Blurred accountability and the UK consumer

The question of accountability is critical for UK firms operating under the FCA’s Consumer Duty. While automation offers benefits, the Duty requires firms to act in good faith and avoid foreseeable harm to retail customers. When algorithms make key decisions—such as a property’s acceptable valuation or a borrower’s affordability—the accountability cannot simply be outsourced to the code.

The knowledge gap is clear: traditional UK housing regulation assumes clear lines of liability: owner, mortgage lender, insurer, regulator.

AI-driven systems blur those lines. When valuations and borrower eligibility are made by algorithms trained on opaque datasets, legal recourse could become uncertain.

Accuracy without accountability gambles on future outcomes for lenders, valuers, brokers, and homeowners alike. Working with partners like Cotality illuminates the layers of data, governance, and analysis behind the models so you can have confidence in Automated Valuation Models (AVMs), property risk profiles.

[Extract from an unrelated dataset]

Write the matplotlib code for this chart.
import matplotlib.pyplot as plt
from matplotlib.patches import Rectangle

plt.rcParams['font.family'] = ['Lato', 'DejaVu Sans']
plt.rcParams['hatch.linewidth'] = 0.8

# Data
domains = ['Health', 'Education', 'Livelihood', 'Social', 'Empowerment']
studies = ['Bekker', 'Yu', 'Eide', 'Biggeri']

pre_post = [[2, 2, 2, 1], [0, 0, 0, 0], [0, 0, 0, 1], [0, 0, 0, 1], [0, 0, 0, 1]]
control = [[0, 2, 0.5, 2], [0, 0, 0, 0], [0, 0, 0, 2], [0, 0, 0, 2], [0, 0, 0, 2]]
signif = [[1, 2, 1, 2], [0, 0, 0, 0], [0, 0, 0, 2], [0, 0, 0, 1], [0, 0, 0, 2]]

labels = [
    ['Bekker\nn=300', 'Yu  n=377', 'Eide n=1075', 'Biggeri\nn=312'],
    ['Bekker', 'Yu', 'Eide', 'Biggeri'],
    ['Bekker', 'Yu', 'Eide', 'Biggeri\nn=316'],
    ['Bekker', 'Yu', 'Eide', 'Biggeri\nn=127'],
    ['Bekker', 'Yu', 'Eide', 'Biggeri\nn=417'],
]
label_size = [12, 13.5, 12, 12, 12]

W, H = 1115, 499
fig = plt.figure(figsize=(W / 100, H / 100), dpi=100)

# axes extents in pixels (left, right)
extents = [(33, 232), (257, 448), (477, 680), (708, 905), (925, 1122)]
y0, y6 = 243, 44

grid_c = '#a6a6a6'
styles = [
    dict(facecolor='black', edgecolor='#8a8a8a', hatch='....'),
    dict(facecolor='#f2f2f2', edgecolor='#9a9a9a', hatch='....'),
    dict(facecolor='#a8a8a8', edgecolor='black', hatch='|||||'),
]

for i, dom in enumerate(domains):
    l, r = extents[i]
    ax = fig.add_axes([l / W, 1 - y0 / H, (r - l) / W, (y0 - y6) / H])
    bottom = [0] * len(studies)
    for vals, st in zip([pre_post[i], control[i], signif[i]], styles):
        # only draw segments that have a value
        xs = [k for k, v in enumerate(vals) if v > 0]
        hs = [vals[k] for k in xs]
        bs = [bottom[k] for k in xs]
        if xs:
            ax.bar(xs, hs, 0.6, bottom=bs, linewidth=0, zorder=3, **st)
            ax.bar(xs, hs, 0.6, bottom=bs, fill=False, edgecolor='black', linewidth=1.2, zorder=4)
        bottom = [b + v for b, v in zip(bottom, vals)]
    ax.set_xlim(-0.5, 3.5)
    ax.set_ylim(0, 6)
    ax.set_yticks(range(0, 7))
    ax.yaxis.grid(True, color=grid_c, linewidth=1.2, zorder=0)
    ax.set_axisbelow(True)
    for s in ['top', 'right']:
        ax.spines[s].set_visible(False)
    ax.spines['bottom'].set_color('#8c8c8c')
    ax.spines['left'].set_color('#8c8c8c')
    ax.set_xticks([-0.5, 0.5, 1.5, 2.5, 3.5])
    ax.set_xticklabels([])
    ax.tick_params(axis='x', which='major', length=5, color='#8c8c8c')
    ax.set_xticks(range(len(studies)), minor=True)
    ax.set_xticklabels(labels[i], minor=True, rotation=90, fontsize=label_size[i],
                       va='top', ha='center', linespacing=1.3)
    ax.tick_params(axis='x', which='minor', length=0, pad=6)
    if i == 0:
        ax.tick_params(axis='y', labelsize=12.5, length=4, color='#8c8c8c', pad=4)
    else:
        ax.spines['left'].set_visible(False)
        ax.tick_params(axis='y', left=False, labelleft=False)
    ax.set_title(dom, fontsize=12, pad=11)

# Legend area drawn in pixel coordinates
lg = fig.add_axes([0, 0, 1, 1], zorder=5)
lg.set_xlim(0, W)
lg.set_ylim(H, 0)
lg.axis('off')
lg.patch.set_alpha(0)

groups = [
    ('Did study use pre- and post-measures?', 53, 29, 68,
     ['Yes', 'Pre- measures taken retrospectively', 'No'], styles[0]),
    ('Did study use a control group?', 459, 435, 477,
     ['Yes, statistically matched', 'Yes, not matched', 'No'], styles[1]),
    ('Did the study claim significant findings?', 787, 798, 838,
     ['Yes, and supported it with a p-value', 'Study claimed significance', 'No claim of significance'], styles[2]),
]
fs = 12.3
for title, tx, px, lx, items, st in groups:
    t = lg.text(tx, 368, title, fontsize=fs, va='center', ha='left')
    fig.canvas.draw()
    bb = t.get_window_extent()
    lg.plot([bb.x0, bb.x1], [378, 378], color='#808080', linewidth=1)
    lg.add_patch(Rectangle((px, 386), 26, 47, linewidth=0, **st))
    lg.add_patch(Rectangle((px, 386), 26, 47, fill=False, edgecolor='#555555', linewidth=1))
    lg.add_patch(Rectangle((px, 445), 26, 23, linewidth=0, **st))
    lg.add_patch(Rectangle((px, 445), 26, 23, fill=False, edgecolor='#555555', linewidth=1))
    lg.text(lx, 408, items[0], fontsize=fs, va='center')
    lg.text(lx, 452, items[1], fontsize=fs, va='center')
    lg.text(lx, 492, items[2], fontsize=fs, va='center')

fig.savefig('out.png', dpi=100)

AI is unmatched at efficiency, but efficiency without accountability is acceleration without brakes. The next frontier is less about better models and more about better mechanisms for explaining an auditing them.
Amy Gromowski
Head of Data Science

Encoding responsibility and regulation

The UK regulatory landscape is still catching up. Oversight focuses responsibility on the firm and the individual carrying out the regulated activity. With the Bank of England and FCA monitoring the systemic risk of AI adoption, firms must demonstrate that their AI systems are governed, auditable, and non-discriminatory. When physical assets are transformed into digital tokens, they can slip between frameworks: too virtual for property law, too tangible for securities law.

Without a shared definition of AI-mediated property, authorities will struggle to decide who bears fiduciary duty when decisions are delegated to code.

Data quality is human responsibility

The standard safety warning “garbage in, garbage out” holds truer than ever. In the UK, data quality is paramount for AVMs to be trusted as a component in the lending process, often alongside a physical valuation. The Royal Institution of Chartered Surveyors guidance on automated valuations stresses that the user must understand and accept the limitations of the data.

There is no longer a distinct divide between human expertise and technological insights. They work in tandem. But to provide accurate answers, transparency and accountability must remain the guardrails guiding AI’s development and increasing presence in the property market.

That’s why Cotality positions people at the connection point between data validation and model transparency. So when the FCA asks, “who’s responsible?”, the answer isn’t “the algorithm.”

Trust is transparent

“AI shouldn’t replace the chain of accountability; it should strengthen it,” says Cotality Chief Data and Analytics Officer John Rogers. “Our goal is to make every decision auditable, from the dataset to the doorstep. That’s why we ensure our data is compliant for all relevant regulation.”

Property remains the largest store of household wealth—and risk—in the economy. As AI intermediates more of that value, market stability will depend less on the brilliance of the code than on the clarity of the rules governing it.

Lenders want risk mitigation; regulators want compliance and transparency; families want security. All three require trust that the system can be explained when it fails.

The future of property may well be fractional, algorithmic, and dynamic. But the responsibility for what happens when models meet real lives must have a clear centre.